The Art of Sushi and Sake
Baden Art
By Nancy Uyemura
On any given day you might see Stan Baden walking his dog around Little Tokyo and the Artist’s District in downtown Los Angeles. A tall, quiet kind of guy with a wry sense of humor, he is an artist, a master printer, professor of art and a great salmon fisherman. (The later could be what fosters his love of sushi and sake or it could be his wife Aiko, who is also a printmaker and flight attendant for United Airlines.)
Stanley has been creating works of art with a slightly offbeat sensibility for many decades. Some crudely humorous, others darkly honest that make you either cringe or cry. At first blush you may not ‘get’ the picture either and it takes a second or third glance to notice that there is something wrong with the scene. Then, with a simple explanation you suddenly just ‘get’ where the artist’s mind is coming from and what he wants you, the viewer to see. In almost all of Baden’s work there is something going wrong in the picture. I think it must have been Stanley that coined that phrase ‘what’s wrong with this picture?’ Growing up in the country made deep impressions on his psyche and his relationship and observation of nature and animals. This love of nature and animals show up in his imagery even today. His figurative work depicts scenes of animals or humans in some sort of everyday event that is honest and sometimes painful or embarrassing to watch. But it is done in such a natural and nonchalant manner that it is not judgmental in any sort of way but is relegated to a survival of the fittest, ‘that’s just how it is’ way.

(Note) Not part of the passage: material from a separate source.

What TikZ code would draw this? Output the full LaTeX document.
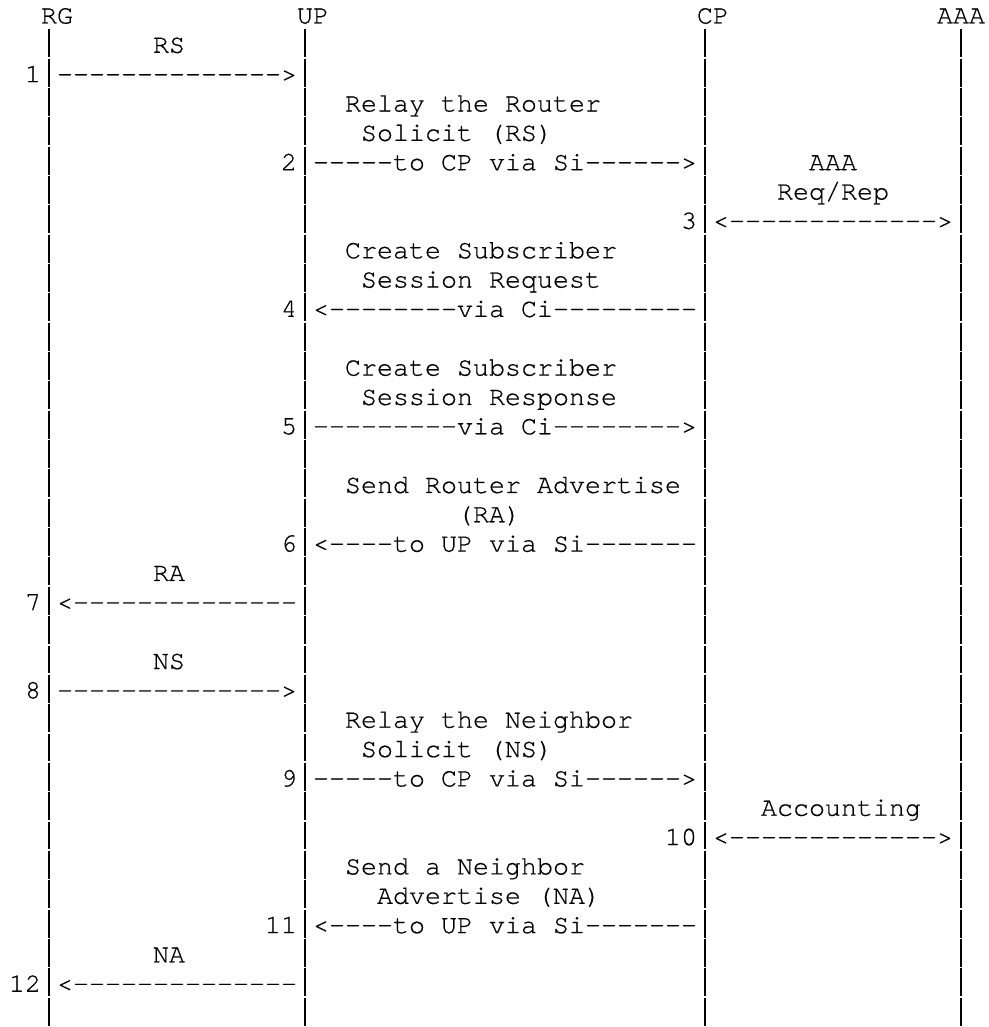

In the most current series of prints that he is working on Stanley has created work that represents the awkwardness of a foreigner in a foreign land (more specifically the white guy in a sea of yellow faces). The foreigner, here, being an oversized American in the foreign land of Asia and the faux pas that are being committed consciously or unconsciously, and sometimes a little grossly exaggerated. He is on sabbatical this year from his teaching job and has done some images from a recent trip to China. The work brings out the obvious awkwardness of a tall, blue-eyed American from Kansas in a world filled with millions of small, dark-eyed Chinese who may have never seen a Caucasian before. It’s about consciousness, self-consciousness, fear and paranoia of things seen and unseen. The work is about all of us and how we feel and relate to one another. It rings true to human nature and that is where Baden’s work connects with everyone and he gets a reaction. And that is the main ingredient of a work of art, it causes one to feel, think, to react to what is being presented.

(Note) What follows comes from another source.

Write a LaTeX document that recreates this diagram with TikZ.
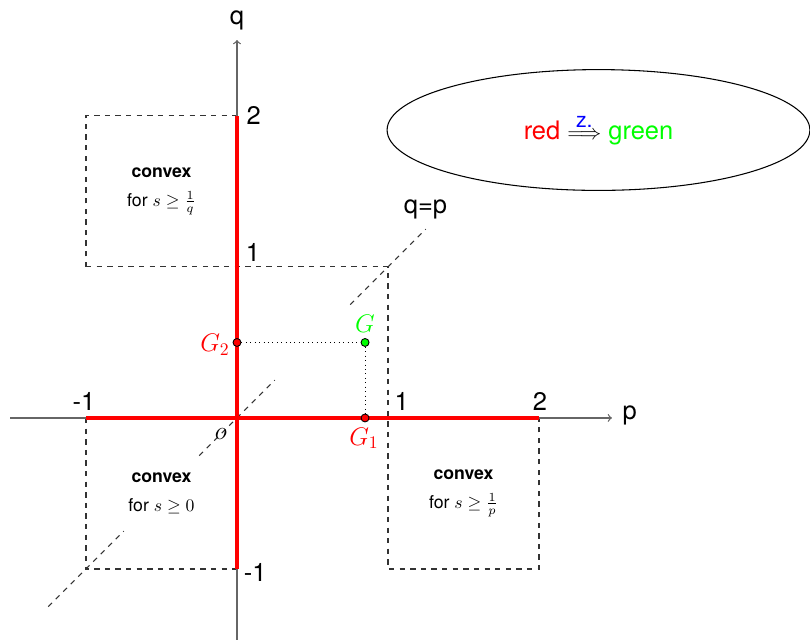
\documentclass[tikz,border=0pt]{standalone}
\usepackage{fontspec}
\setmainfont{TeX Gyre Heros}
\usepackage{amsmath}
\usetikzlibrary{shapes.geometric}
\begin{document}
\begin{tikzpicture}[x=3cm,y=3cm,
  lbl/.style={font=\fontsize{14.4}{17}\selectfont, inner sep=0pt},
  boxtext/.style={font=\fontsize{10}{16}\selectfont, align=center, inner sep=0pt},
  axisline/.style={draw=black!60, line width=0.7pt, -to},
  redline/.style={draw=red, line width=2.2pt},
  dshline/.style={draw=black!80, dashed, line width=0.6pt},
  dotline/.style={draw=black, dotted, line width=0.5pt},
  ptdot/.style={circle, draw=black, line width=0.5pt, inner sep=0pt, minimum size=4.5pt}]
\useasboundingbox (-1.5695,-1.490) rectangle (3.7947,2.768);
% coordinates
\coordinate (O) at (0,0);
\coordinate (pL) at (-1.503,0);
\coordinate (pR) at (2.483,0);
\coordinate (qB) at (0,-1.47);
\coordinate (qT) at (0,2.503);
\coordinate (m1m1) at (-1,-1);
\coordinate (m10) at (-1,0);
\coordinate (m11) at (-1,1);
\coordinate (m12) at (-1,2);
\coordinate (z2) at (0,2);
\coordinate (zm1) at (0,-1);
\coordinate (o11) at (1,1);
\coordinate (o1m1) at (1,-1);
\coordinate (t2m1) at (2,-1);
\coordinate (t20) at (2,0);
\coordinate (d1) at (-1.25,-1.25);
\coordinate (d2) at (-0.75,-0.75);
\coordinate (d3) at (-0.25,-0.25);
\coordinate (d4) at (0.25,0.25);
\coordinate (d5) at (0.75,0.75);
\coordinate (d6) at (1.25,1.25);
% dashed boxes
\draw[dshline] (m11) -- (m12) -- (z2);
\draw[dshline] (m11) -- (o11) -- (o1m1) -- (t2m1) -- (t20);
\draw[dshline] (m10) -- (m1m1) -- (zm1);
% diagonal q=p
\draw[dshline] (d1) -- (d2);
\draw[dshline] (d3) -- (d4);
\draw[dshline] (d5) -- (d6);
% axes
\draw[axisline] (pL) -- (pR);
\draw[axisline] (qB) -- (qT);
% red segments
\draw[redline] (m10) -- (t20);
\draw[redline] (zm1) -- (z2);
% points
\node[ptdot, fill=red] (G2) at (0,0.5) {};
\node[ptdot, fill=green] (G) at (0.848,0.5) {};
\node[ptdot, fill=red] (G1) at (0.848,0) {};
\draw[dotline] (G2) -- (G);
\draw[dotline] (G) -- (G1);
% labels
\node[lbl] (plab) at (2.60,0.02) {p};
\node[lbl] (qlab) at (0,2.63) {q};
\node[lbl] (t2q) at (0.11,2.0) {2};
\node[lbl] (t1q) at (0.106,1.093) {1};
\node[lbl] (tm1q) at (0.12,-1.02) {-1};
\node[lbl] (tm1p) at (-1.013,0.108) {-1};
\node[lbl] (t1p) at (1.09,0.108) {1};
\node[lbl] (t2p) at (2.007,0.108) {2};
\node[lbl] (qp) at (1.248,1.384) {q=p};
\node[lbl] (olab) at (-0.106,-0.106) {$o$};
\node[lbl, text=red, anchor=base east] (G2lab) at (-0.046,0.442) {$G_2$};
\node[lbl, text=green, anchor=base] (Glab) at (0.848,0.563) {$G$};
\node[lbl, text=red, anchor=base] (G1lab) at (0.841,-0.179) {$G_1$};
% convex texts
\node[boxtext] (c1) at (-0.5,1.5) {\textbf{convex}\\for $s\geq\frac{1}{q}$};
\node[boxtext] (c2) at (-0.5,-0.5) {\textbf{convex}\\for $s\geq0$};
\node[boxtext] (c3) at (1.5,-0.5) {\textbf{convex}\\for $s\geq\frac{1}{p}$};
% ellipse
\node[ellipse, draw=black, line width=0.6pt, minimum width=8.4cm, minimum height=2.4cm, font=\fontsize{14.4}{17}\selectfont] (ell) at (2.394,1.907)
  {\textcolor{red}{red} {\fontsize{11.5}{12}\selectfont$\overset{\mbox{\fontsize{12}{12}\selectfont\color{blue}z.}}{\Longrightarrow}$} \textcolor{green}{green}};
\end{tikzpicture}
\end{document}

Stanley has been teaching printmaking for over 12 years now and before that worked as a master printer at Gemini GEL here in Los Angeles, one of the preeminent print presses in the country. While he has a long history of printmaking, his own work dates back to his childhood in Independence, Kansas and art was always something that Stanley was going to do ever since grade school. He received his bachelor’s degree in painting and drawing at Columbia College in Missouri, and his master’s of fine arts degree in painting from Otis Art Institute of the Parsons School of Design in Los Angeles. He worked mostly in printmaking from 1985 to 1995 (though teaching occasionally during this time) and since then has become more involved with education. He has taught at universities and colleges in Texas and Alaska and now, primarily teaches here in Los Angeles. Stanley has shown his work in galleries and museums in the United States as well as in Japan.

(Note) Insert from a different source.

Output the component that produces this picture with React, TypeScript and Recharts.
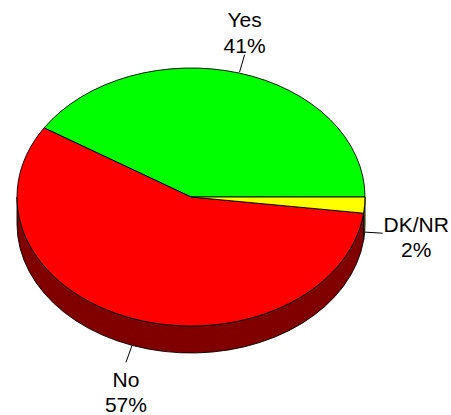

Stan has spent a great deal of his professional life helping other artists promote and develop their work and his own work has always taken a back seat to theirs. He good naturedly jokes about his anonymity as an artist to many of the people he works with, and he has worked with many, famous as well as a few not so famous artists. He loves collaborative printmaking but is appreciative of any interest in his own work.
Currently Stanley is fishing in Alaska, but also working on a print specifically for Sushi and Sake and we look forward to its release this fall. The print has that special quality of a Baden original, somewhat minimal in execution but maximal in sensual reverberations. The simplicity of some of the images might mask the complexity of the issues that he asks viewers to consider, but in many cases that simplicity lends the viewers clarity of vision in decoding the images and discovering the issues. Though Baden has not studied psychology his work consists of observations of human nature and therefore has a psychological angle to it. We look forward to seeing what Stanley’s take is on his ‘Sushi and Sake’ bar scene, as well as how much salmon he brings back from his trip to Alaska. Look for Stan and his dog walking down Traction Avenue and look for his work to be shown locally. It will make you smile and pierce your heart.